**Task to carry out**
Only the lines from the one containing "Give me the Plotly source for this chart." through the one containing "import plotly.graph_objects as go" should be duplicated, exactly as they appear. Pictures are to be left out.

Charts and diagrams as code

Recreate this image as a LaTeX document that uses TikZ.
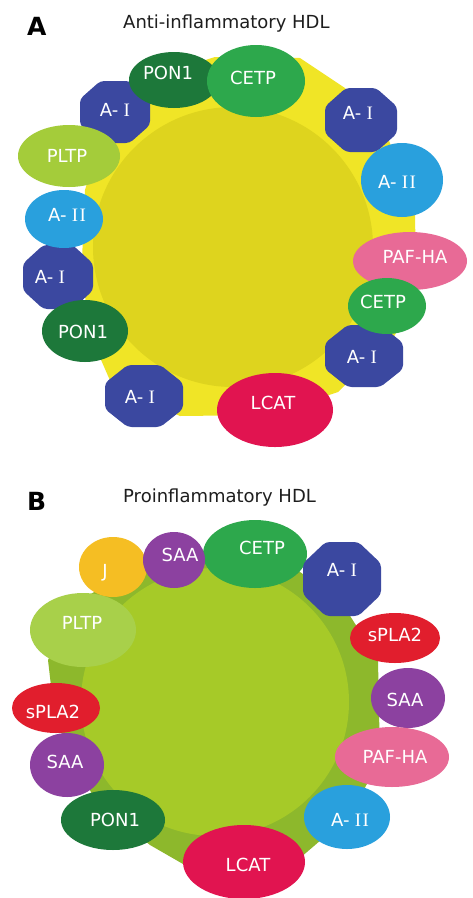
\documentclass[tikz,border=0pt]{standalone}
\usepackage{fontspec}
\setmainfont{DejaVu Sans}
\newfontfamily\romfont{Liberation Serif}
\usetikzlibrary{shapes.geometric}
\definecolor{aoneblue}{RGB}{59,72,160}
\definecolor{atwoblue}{RGB}{41,160,221}
\definecolor{ponggreen}{RGB}{29,120,58}
\definecolor{cetpgreen}{RGB}{45,168,76}
\definecolor{pltpgreen}{RGB}{164,204,58}
\definecolor{pltpgreenb}{RGB}{168,208,74}
\definecolor{pafpink}{RGB}{232,106,150}
\definecolor{lcatred}{RGB}{225,20,80}
\definecolor{splared}{RGB}{225,30,45}
\definecolor{saapurple}{RGB}{140,65,160}
\definecolor{jyellow}{RGB}{245,190,35}
\definecolor{ayellowout}{RGB}{240,229,38}
\definecolor{ayellowin}{RGB}{222,212,30}
\definecolor{blimein}{RGB}{166,202,40}
\definecolor{blimeout}{RGB}{141,184,44}
\definecolor{titlegray}{RGB}{30,30,30}
\tikzset{
  blob/.style={ellipse, draw=none, inner sep=0pt, outer sep=0pt},
  lbl/.style={text=white, inner sep=0pt, font=\fontsize{18}{18}\selectfont},
  ttl/.style={text=titlegray, inner sep=0pt, anchor=base west, font=\fontsize{18}{18}\selectfont},
  panellbl/.style={text=black, inner sep=0pt, anchor=base west, font=\bfseries\fontsize{25}{25}\selectfont},
}
\newcommand\rI{{\romfont\fontsize{19}{19}\selectfont I}}
\newcommand\rII{{\romfont\fontsize{19}{19}\selectfont I\kern1.2pt I}}
% rounded octagon: x, y, rx, ry, colour
\newcommand\hdloct[5]{\fill[#5,rounded corners=4pt]
  ({#1-#3},{#2-0.42*#4}) -- ({#1-0.42*#3},{#2-#4}) -- ({#1+0.42*#3},{#2-#4}) --
  ({#1+#3},{#2-0.42*#4}) -- ({#1+#3},{#2+0.42*#4}) -- ({#1+0.42*#3},{#2+#4}) --
  ({#1-0.42*#3},{#2+#4}) -- ({#1-#3},{#2+0.42*#4}) -- cycle;}
\begin{document}
\begin{tikzpicture}[x=1pt,y=-1pt]
\useasboundingbox (0,0) rectangle (472,898);
\fill[white] (0,0) rectangle (472,898);

% ================= Panel A =================
\node[panellbl] (labA) at (27,35) {A};
\node[ttl] (titA) at (123,28.5) {Anti-inflammatory HDL};

\fill[ayellowout] (215,57) -- (300,58) -- (345,88) -- (385,130) -- (415,210) -- (416,287)
  -- (395,335) -- (338,392) -- (270,415) -- (180,416) -- (112,385) -- (88,330) -- (82,260)
  -- (85,190) -- (100,140) -- (140,95) -- (180,68) -- cycle;
\fill[ayellowin] (233,247) circle (140pt);

\hdloct{115}{112}{35}{31}{aoneblue}
\node[blob,fill=ponggreen,minimum width=90pt,minimum height=56pt] (bPonA1) at (174,80) {};
\node[blob,fill=cetpgreen,minimum width=98pt,minimum height=72pt] (bCetpA1) at (256,81) {};
\node[blob,fill=pltpgreen,minimum width=102pt,minimum height=62pt] (bPltpA) at (69,156) {};
\hdloct{58}{277}{35}{32}{aoneblue}
\node[blob,fill=atwoblue,minimum width=78pt,minimum height=58pt] (bAtwoA1) at (64,219) {};
\node[blob,fill=ponggreen,minimum width=86pt,minimum height=62pt] (bPonA2) at (85,331) {};
\hdloct{144}{396}{39}{31}{aoneblue}
\node[blob,fill=lcatred,minimum width=116pt,minimum height=74pt] (bLcatA) at (275,410) {};
\hdloct{364}{356}{39}{31}{aoneblue}
\node[blob,fill=pafpink,minimum width=114pt,minimum height=58pt] (bPafA) at (410,261) {};
\node[blob,fill=cetpgreen,minimum width=78pt,minimum height=56pt] (bCetpA2) at (387,306) {};
\hdloct{361}{120}{36}{32}{aoneblue}
\node[blob,fill=atwoblue,minimum width=82pt,minimum height=74pt] (bAtwoA2) at (402,180) {};

\node[lbl] (tPonA1) at (168,73) {PON1};
\node[lbl] (tCetpA1) at (253,78) {CETP};
\node[lbl] (tAoneA1) at (115,110) {A-\hspace{0.3em}\rI};
\node[lbl] (tPltpA) at (67,156) {PLTP};
\node[lbl] (tAtwoA1) at (67,215) {A-\hspace{0.3em}\rII};
\node[lbl] (tAoneA2) at (50,277) {A-\hspace{0.3em}\rI};
\node[lbl] (tPonA2) at (83,332) {PON1};
\node[lbl] (tAoneA3) at (140,397) {A-\hspace{0.3em}\rI};
\node[lbl] (tLcatA) at (273,403) {LCAT};
\node[lbl] (tAoneA4) at (362,357) {A-\hspace{0.3em}\rI};
\node[lbl] (tCetpA2) at (383,302) {CETP};
\node[lbl] (tPafA) at (415,257) {PAF-HA};
\node[lbl] (tAtwoA2) at (397,182) {A-\hspace{0.3em}\rII};
\node[lbl] (tAoneA5) at (358,113) {A-\hspace{0.3em}\rI};

% ================= Panel B =================
\node[panellbl] (labB) at (27,510) {B};
\node[ttl] (titB) at (123,502) {Proinflammatory HDL};

\fill[blimeout] (185,562) -- (290,565) -- (340,600) -- (378,660) -- (380,760) -- (350,815)
  -- (300,858) -- (190,868) -- (150,845) -- (95,800) -- (55,720) -- (48,660) -- (80,600)
  -- (130,572) -- cycle;
\fill[blimein] (215,702) circle (134pt);

\node[blob,fill=pltpgreenb,minimum width=106pt,minimum height=74pt] (bPltpB) at (83,630) {};
\node[blob,fill=jyellow,minimum width=68pt,minimum height=60pt] (bJB) at (113,567) {};
\node[blob,fill=cetpgreen,minimum width=104pt,minimum height=68pt] (bCetpB) at (255,554) {};
\node[blob,fill=saapurple,minimum width=62pt,minimum height=56pt] (bSaaB1) at (174,560) {};
\hdloct{342}{579}{39}{37}{aoneblue}
\node[blob,fill=splared,minimum width=90pt,minimum height=50pt] (bSplaB1) at (395,638) {};
\node[blob,fill=saapurple,minimum width=74pt,minimum height=60pt] (bSaaB2) at (408,698) {};
\node[blob,fill=pafpink,minimum width=114pt,minimum height=60pt] (bPafB) at (392,757) {};
\node[blob,fill=atwoblue,minimum width=86pt,minimum height=64pt] (bAtwoB) at (347,817) {};
\node[blob,fill=lcatred,minimum width=122pt,minimum height=74pt] (bLcatB) at (244,862) {};
\node[blob,fill=ponggreen,minimum width=104pt,minimum height=60pt] (bPonB) at (113,820) {};
\node[blob,fill=saapurple,minimum width=74pt,minimum height=64pt] (bSaaB3) at (67,765) {};
\node[blob,fill=splared,minimum width=88pt,minimum height=50pt] (bSplaB2) at (56,708) {};

\node[lbl] (tPltpB) at (82,623) {PLTP};
\node[lbl] (tJB) at (105,573) {J};
\node[lbl] (tSaaB1) at (180,555) {SAA};
\node[lbl] (tCetpB) at (262,548) {CETP};
\node[lbl] (tAoneB) at (342,570) {A-\hspace{0.3em}\rI};
\node[lbl] (tSplaB1) at (395,635) {sPLA2};
\node[lbl] (tSaaB2) at (405,700) {SAA};
\node[lbl] (tPafB) at (395,757) {PAF-HA};
\node[lbl] (tAtwoB) at (350,820) {A-\hspace{0.3em}\rII};
\node[lbl] (tLcatB) at (248,865) {LCAT};
\node[lbl] (tPonB) at (115,820) {PON1};
\node[lbl] (tSaaB3) at (65,762) {SAA};
\node[lbl] (tSplaB2) at (53,712) {sPLA2};
\end{tikzpicture}
\end{document}
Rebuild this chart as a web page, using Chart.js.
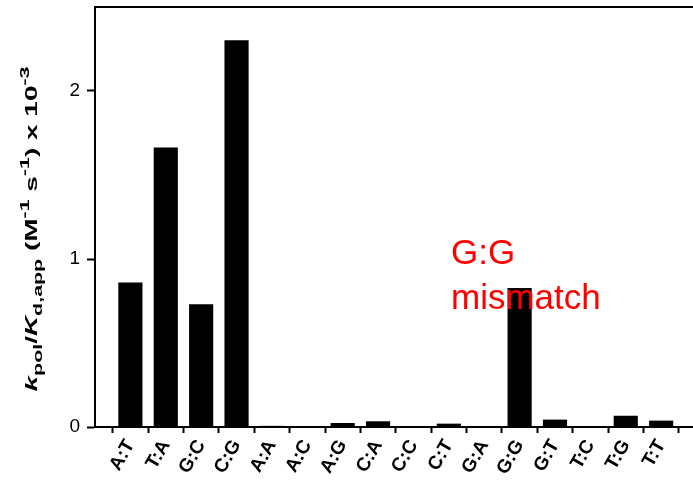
<!DOCTYPE html>
<html>
<head>
<meta charset="utf-8">
<script src="https://cdn.jsdelivr.net/npm/chart.js@4"></script>
<style>
  body { margin: 0; background: #fff; }
  canvas { display: block; }
</style>
</head>
<body>
<canvas id="chart" width="693" height="483"></canvas>
<script>
// Base pairs on the x axis, and the rate for each one (x 10^-3)
const pairs = ['A:T', 'T:A', 'G:C', 'C:G', 'A:A', 'A:C', 'A:G', 'C:A',
               'C:C', 'C:T', 'G:A', 'G:G', 'G:T', 'T:C', 'T:G', 'T:T'];
const rates = [0.858, 1.662, 0.729, 2.30, 0.005, 0, 0.022, 0.032,
               0, 0.018, 0, 0.825, 0.042, 0, 0.065, 0.036];
const yTicks = [0, 1, 2];
const noteLines = ['G:G', 'mismatch'];

const FONT = "'Liberation Sans', Arial, Helvetica, sans-serif";


// y axis title with italics, subscripts and superscripts
// [text, italic, shift]  shift: 1 = subscript, -1 = superscript
const yTitleParts = [
    ['k', true, 0], ['pol', false, 1], ['/', false, 0], ['K', true, 0], ['d,app', false, 1],
    [' (M', false, 0], ['-1', false, -1], [' s', false, 0], ['-1', false, -1],
    [') x 10', false, 0], ['-3', false, -1]
];

const yTitlePlugin = {
    id: 'yTitle',
    afterDraw(chart) {
        const ctx = chart.ctx;
        const mainSize = 17, smallSize = 13;
        const fontFor = (p) => (p[1] ? 'italic ' : '') + 'bold ' + (p[2] ? smallSize : mainSize) + 'px ' + FONT;
        let total = 0;
        yTitleParts.forEach(p => {
            ctx.font = fontFor(p);
            total += ctx.measureText(p[0]).width;
        });
        const stretch = 325 / total;
        ctx.save();
        ctx.translate(37, 229);
        ctx.rotate(-Math.PI / 2);
        ctx.scale(stretch, 1);
        ctx.fillStyle = '#000';
        ctx.textBaseline = 'alphabetic';
        let x = -total / 2;
        yTitleParts.forEach(p => {
            ctx.font = fontFor(p);
            let dy = 0;
            if (p[2] === 1) dy = 5;
            if (p[2] === -1) dy = -8;
            ctx.fillText(p[0], x, dy);
            x += ctx.measureText(p[0]).width;
        });
        ctx.restore();
    }
};

// top frame line and the red note
const extrasPlugin = {
    id: 'extras',
    afterDraw(chart) {
        const ctx = chart.ctx;
        const area = chart.chartArea;
        ctx.save();
        ctx.strokeStyle = '#000';
        ctx.lineWidth = 2;
        ctx.beginPath();
        ctx.moveTo(area.left - 1, area.top);
        ctx.lineTo(area.right, area.top);
        ctx.stroke();

        ctx.fillStyle = '#ff0000';
        ctx.font = '35px ' + FONT;
        ctx.textAlign = 'left';
        ctx.fillText(noteLines[0], 451, 264);
        ctx.fillText(noteLines[1], 451, 309);
        ctx.restore();
    }
};


document.addEventListener('DOMContentLoaded', function() {
    const points = [];
    for (let i = 0; i < pairs.length; i++) {
        points.push({ x: i + 1, y: rates[i] });
    }

    new Chart(document.getElementById('chart'), {
        type: 'bar',
        data: {
            datasets: [{
                data: points,
                backgroundColor: '#000',
                borderWidth: 0,
                barThickness: 23.5
            }]
        },
        options: {
            responsive: false,
            animation: false,
            devicePixelRatio: 1,
            layout: { padding: { top: 7, right: 0, left: 0, bottom: 0 } },
            plugins: {
                legend: { display: false },
                tooltip: { enabled: false }
            },
            scales: {
                x: {
                    type: 'linear',
                    offset: false,
                    min: 0,
                    max: 16.9,
                    afterBuildTicks: scale => {
                        scale.ticks = [0].concat(pairs.map((p, i) => i + 1)).map(v => ({ value: v }));
                    },
                    afterFit: scale => {
                        scale.height = 56;
                        scale.paddingLeft = 0;
                        scale.paddingRight = 0;
                    },
                    grid: {
                        drawOnChartArea: false,
                        drawTicks: true,
                        tickLength: 6,
                        tickColor: '#000',
                        tickWidth: 2
                    },
                    border: { display: true, color: '#000', width: 2 },
                    ticks: {
                        autoSkip: false,
                        minRotation: 60,
                        maxRotation: 60,
                        padding: 3,
                        color: '#000',
                        font: { family: FONT, size: 19, weight: 'bold' },
                        callback: v => pairs[v - 1] || ''
                    }
                },
                y: {
                    min: 0,
                    max: 2.5,
                    afterBuildTicks: scale => {
                        scale.ticks = yTicks.map(v => ({ value: v }));
                    },
                    afterFit: scale => {
                        scale.width = 95;
                        scale.paddingTop = 0;
                        scale.paddingBottom = 0;
                    },
                    grid: {
                        drawOnChartArea: false,
                        drawTicks: true,
                        tickLength: 8,
                        tickColor: '#000',
                        tickWidth: 2
                    },
                    border: { display: true, color: '#000', width: 2 },
                    ticks: {
                        padding: 7,
                        color: '#000',
                        font: { family: FONT, size: 19 },
                        callback: v => String(v)
                    }
                }
            }
        },
        plugins: [yTitlePlugin, extrasPlugin]
    });
});
</script>
</body>
</html>
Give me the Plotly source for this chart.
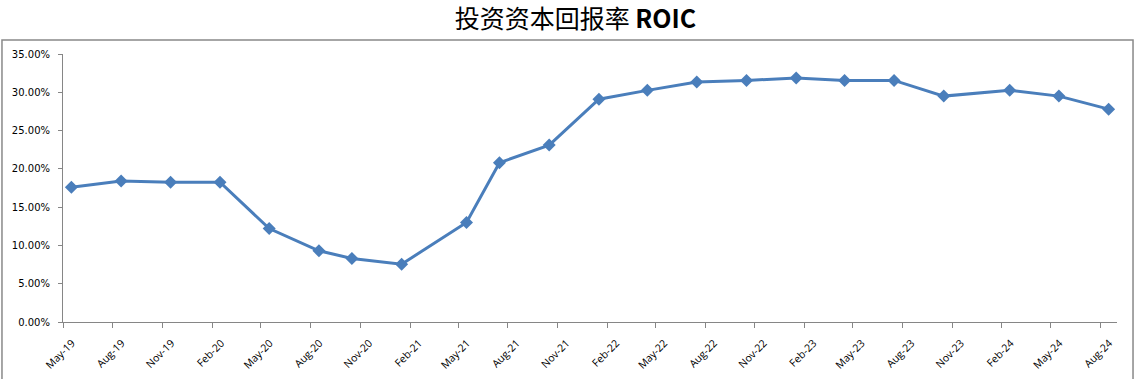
import pandas as pd
import plotly.graph_objects as go

# Data (monthly periods, ROIC in %)
months = ["2019-05", "2019-08", "2019-11", "2020-02", "2020-05", "2020-08",
          "2020-10", "2021-01", "2021-05", "2021-07", "2021-10", "2022-01",
          "2022-04", "2022-07", "2022-10", "2023-01", "2023-04", "2023-07",
          "2023-10", "2024-02", "2024-05", "2024-08"]
roic = [17.6, 18.4, 18.25, 18.25, 12.2, 9.3,
        8.3, 7.55, 13.0, 20.8, 23.1, 29.1,
        30.25, 31.35, 31.55, 31.85, 31.55, 31.55,
        29.5, 30.25, 29.5, 27.8]
title_text = "投资资本回报率 <b>ROIC</b>"

# Excel-style month base unit: each point sits in the middle of its month slot
starts = pd.to_datetime(months, format="%Y-%m")
ends = starts + pd.offsets.MonthBegin(1)
x_dates = starts + (ends - starts) / 2

fig = go.Figure()
fig.add_trace(go.Scatter(
    x=x_dates, y=roic, mode="lines+markers",
    line=dict(color="#4a7ebb", width=3),
    marker=dict(symbol="diamond", size=10, color="#4a7ebb"),
    showlegend=False, hoverinfo="x+y",
))

axis_color = "#868686"

fig.update_layout(
    width=1135, height=379,
    margin=dict(l=63, r=18, t=54, b=57, autoexpand=False),
    paper_bgcolor="white", plot_bgcolor="white",
    title=dict(text=title_text, x=0.507, xanchor="center", y=0.948, yanchor="middle",
               font=dict(family="Noto Sans CJK SC", size=25, color="#000000")),
    xaxis=dict(
        type="date", range=["2019-05-01", "2024-09-01"], automargin=False,
        tick0="2019-05-01", dtick="M3", tickformat="%b-%y", tickangle=-45,
        showgrid=False, zeroline=False, showline=True, linecolor=axis_color, linewidth=1,
        ticks="outside", ticklen=5, tickcolor=axis_color,
        tickfont=dict(family="Open Sans", size=10.5, color="#000000"),
        ticklabelshift=9, ticklabelstandoff=5,
    ),
    yaxis=dict(
        range=[0, 35], tick0=0, dtick=5, tickformat=".2f", ticksuffix="%", automargin=False,
        showgrid=False, zeroline=False, showline=True, linecolor=axis_color, linewidth=1,
        ticks="outside", ticklen=4, tickcolor=axis_color,
        tickfont=dict(family="DejaVu Sans", size=10, color="#000000"),
        ticklabelstandoff=6,
    ),
    shapes=[dict(type="rect", xref="paper", yref="paper",
                 x0=-0.0579, x1=1.0152, y0=-0.22, y1=1.0522,
                 line=dict(color="#898989", width=1.5), fillcolor="rgba(0,0,0,0)",
                 layer="below")],
)

fig.write_html("out.html")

**Exercise answer**
Give me the Plotly source for this chart.
import pandas as pd
import plotly.graph_objects as go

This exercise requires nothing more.